Orange 21 Inc. pre-announced un-audited summary financial information for the year ended December 31, 2005, and gave a preliminary outlook for 2006. Orange 21 anticipates un-audited revenues for 2005 of approximately $39 million, an increase of approximately 16% from 2004, and expects to report a net loss of approximately $1.2-$1.7 million or 15-21 cents per fully diluted share.

The shortfall in revenues from previous guidance is due to several factors, including late product shipments in the fourth quarter, the transition of its distribution arrangements in Australia, late deployment of point-of-purchase displays and lower than expected sales in the E Eyewear product line, as well as slightly lower than expected demand in certain products.

Gross margins continue to be adversely impacted, primarily by the Euro. Results were additionally impacted by a higher than expected loss internationally, primarily due to lower than expected sales in the Asian markets and the transition in the Australian market for which the Company will receive no income tax benefit.

Un-audited operating results were also adversely impacted by costs associated with the ongoing class action and IP litigation and additional inventory reserves, as well as an increase in the returns reserve primarily due to the transition in Australia.

For 2006, Orange 21 expects modest revenue growth and an improvement in operating results. For the first quarter of 2006, Orange 21 expects revenue and operating results to be down compared to the first quarter of 2005 due, in part, to the consolidation of LEM and the seasonality of LEM's business. Historically, approximately 60% of Orange 21's revenues are recognized in the second half of the year and the first quarter has been the Company's lowest revenue quarter and generally results in a loss as a result of substantial sales and marketing expenses, including tradeshows and other front-end loaded expenses. Also, 2006 will be impacted by stock option charges as a result of the Company's adoption of Statement of Financial Accounting Standards No. 123R.

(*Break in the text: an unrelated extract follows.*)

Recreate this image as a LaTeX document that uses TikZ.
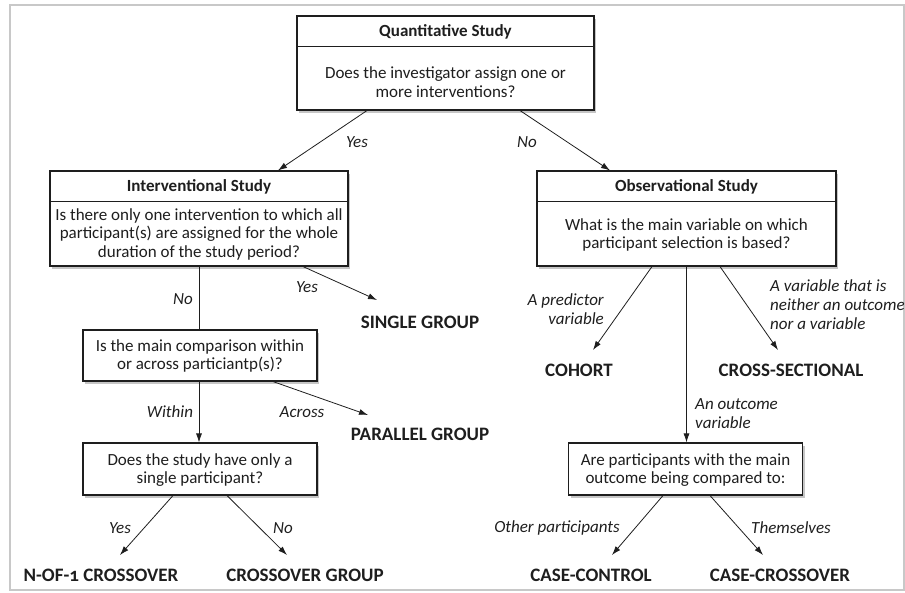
\documentclass[tikz,border=0pt]{standalone}
\usepackage{fontspec}
\setmainfont{Carlito}
\usetikzlibrary{shadows,arrows.meta}
\definecolor{ink}{HTML}{1E1E1E}
\definecolor{framegray}{HTML}{C8C8C8}
\tikzset{
  box/.style={draw=ink, line width=1.1pt, fill=white, inner sep=0pt,
    drop shadow={shadow xshift=2pt, shadow yshift=-3pt, opacity=0.45}},
  hdr/.style={font=\fontsize{17}{18.5}\selectfont\bfseries, text=ink, inner sep=0pt},
  body/.style={font=\fontsize{17}{18.5}\selectfont, align=center, text=ink, inner sep=0pt},
  term/.style={font=\fontsize{19}{21}\selectfont\bfseries, text=ink, inner sep=0pt},
  lbl/.style={font=\fontsize{17}{19}\selectfont\itshape, text=ink, inner sep=0pt},
  arr/.style={draw=ink, line width=0.8pt, -{Latex[length=9pt,width=6pt]}},
  ln/.style={draw=ink, line width=0.8pt},
  divider/.style={draw=ink, line width=1pt},
}
\begin{document}
\begin{tikzpicture}[x=1pt, y=-1pt]
\useasboundingbox (0,0) rectangle (905,593);
\draw[framegray, line width=2pt] (10,5.5) rectangle (903.5,590);

% boxes
\node[box, minimum width=297pt, minimum height=94pt] (q) at (445.5,63) {};
\draw[divider] ([yshift=-31pt]q.north west) -- ([yshift=-31pt]q.north east);
\node[hdr] (qh) at (445.5,32) {Quantitative Study};
\node[body] (qb) at (445.5,82) {Does the investigator assign one or\\more interventions?};

\node[box, minimum width=298pt, minimum height=95pt] (i) at (199,218.5) {};
\draw[divider] ([yshift=-31pt]i.north west) -- ([yshift=-31pt]i.north east);
\node[hdr] (ih) at (199,187) {Interventional Study};
\node[body] (ib) at (199,234) {Is there only one intervention to which all\\participant(s) are assigned for the whole\\duration of the study period?};

\node[box, minimum width=299pt, minimum height=95pt] (o) at (686.5,218.5) {};
\draw[divider] ([yshift=-31pt]o.north west) -- ([yshift=-31pt]o.north east);
\node[hdr] (oh) at (686.5,187) {Observational Study};
\node[body] (ob) at (686.5,235) {What is the main variable on which\\participant selection is based?};

\node[box, minimum width=234pt, minimum height=51pt] (c) at (200,355.5) {};
\node[body] (cb) at (200,356) {Is the main comparison within\\or across particiantp(s)?};

\node[box, minimum width=234pt, minimum height=52pt] (s) at (200,469) {};
\node[body] (sb) at (200,470) {Does the study have only a\\single participant?};

\node[box, minimum width=234pt, minimum height=52pt] (p) at (685.5,469) {};
\node[body] (pb) at (685.5,470) {Are participants with the main\\outcome being compared to:};

% terminals
\node[term] (sg) at (420,322) {SINGLE GROUP};
\node[term] (pg) at (420,434) {PARALLEL GROUP};
\node[term] (co) at (579,370) {COHORT};
\node[term] (cs) at (791,370) {CROSS-SECTIONAL};
\node[term] (n1) at (101,575) {N-OF-{\addfontfeatures{Numbers=OldStyle}1} CROSSOVER};
\node[term] (cg) at (305,575) {CROSSOVER GROUP};
\node[term] (cc) at (591,575) {CASE-CONTROL};
\node[term] (cx) at (780,575) {CASE-CROSSOVER};

% connectors
\draw[arr] ([xshift=-78.5pt]q.south) -- ([xshift=79pt]i.north);
\draw[arr] ([xshift=74.5pt]q.south) -- ([xshift=-76.5pt]o.north);
\draw[arr] ([xshift=104pt]i.south) -- ([xshift=-43pt,yshift=22pt]sg.center);
\draw[ln] (i.south) -- (i.south |- c.north);
\draw[arr] ([xshift=73pt]c.south) -- ([xshift=-52pt,yshift=19pt]pg.center);
\draw[arr] ([xshift=-1pt]c.south) -- ([xshift=-1pt]s.north);
\draw[arr] ([xshift=-27pt]s.south) -- ([xshift=19pt,yshift=20pt]n1.center);
\draw[arr] ([xshift=27pt]s.south) -- ([xshift=-18pt,yshift=20pt]cg.center);
\draw[arr] ([xshift=-34.5pt]o.south) -- ([xshift=14pt,yshift=20pt]co.center);
\draw[arr] ([xshift=33.5pt]o.south) -- ([xshift=-13pt,yshift=20pt]cs.center);
\draw[arr] (o.south) -- (o.south |- p.north);
\draw[arr] ([xshift=-22.5pt]p.south) -- ([xshift=21pt,yshift=20pt]cc.center);
\draw[arr] ([xshift=24.5pt]p.south) -- ([xshift=-17pt,yshift=20pt]cx.center);

% labels
\node[lbl] (l1) at (357,142) {Yes};
\node[lbl] (l2) at (527,142) {No};
\node[lbl] (l3) at (307,287) {Yes};
\node[lbl, anchor=east] (l4) at (193,299) {No};
\node[lbl] (l5) at (302,412) {Across};
\node[lbl] (l6) at (170,412) {Within};
\node[lbl] (l7) at (120,528) {Yes};
\node[lbl] (l8) at (283,528) {No};
\node[lbl, align=right, anchor=east] (l9) at (604,309) {A predictor\\variable};
\node[lbl, align=left, anchor=west] (l10) at (770,305) {A variable that is\\neither an outcome\\nor a variable};
\node[lbl, align=left, anchor=west] (l11) at (695,414) {An outcome\\variable};
\node[lbl] (l12) at (557,528) {Other participants};
\node[lbl] (l13) at (791,528) {Themselves};
\end{tikzpicture}
\end{document}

In 2006, the Company is implementing several new initiatives to streamline its operations to return to profitability. Jerry Kohlscheen, who, as previously announced, will join the Company as Chief Operating Officer on March 1, 2006, will be closely involved in these initiatives and the execution of the strategic plan. The new initiatives include consolidating warehouse facilities, strengthening IT infrastructure, reducing SKU count and reorganizing the Company's international distribution strategy in Asia and Australia.

Orange 21 recently completed the acquisition of its Italian manufacturer, LEM S.r.l., which is now a wholly owned subsidiary of the Company. As previously announced, Orange 21 paid EUR 3.3 million in cash and has a two-year earn-out commitment for the acquisition of LEM, which is based on sales of product by LEM during that period of time. The Company is studying methods of improving the operating efficiencies of LEM through continued investment and streamlining of its operations. As previously stated, the acquisition of LEM will be dilutive in 2006. Barry Buchholtz, Chief Executive Officer of Orange 21, noted, “The acquisition of LEM brings the majority of our sunglass and goggle manufacturing in-house and will help us to shorten manufacturing lead times, accelerate our product to market process and improve product gross margins.”

Mr. Buchholtz continued, “The 2005 year was transitional for us, and while we are very disappointed to report that our financial results did not meet expectations, we are pleased with the progress we have made from a brand and product development perspective. We are committed to revitalizing our operating model and returning to profitable growth. We have exceptional products and a strong brand which we believe are the foundation to our long-term success. We will continue to invest in our brands and are determined to resolve our challenges so Orange 21 can successfully execute its strategic plan.”

Mr. Buchholtz concluded, “While our short-term results will continue to be affected by the challenges we have outlined, our long-term outlook remains very positive. We believe we are taking the right steps for the long term and we expect to benefit from these initiatives in 2007 and beyond.”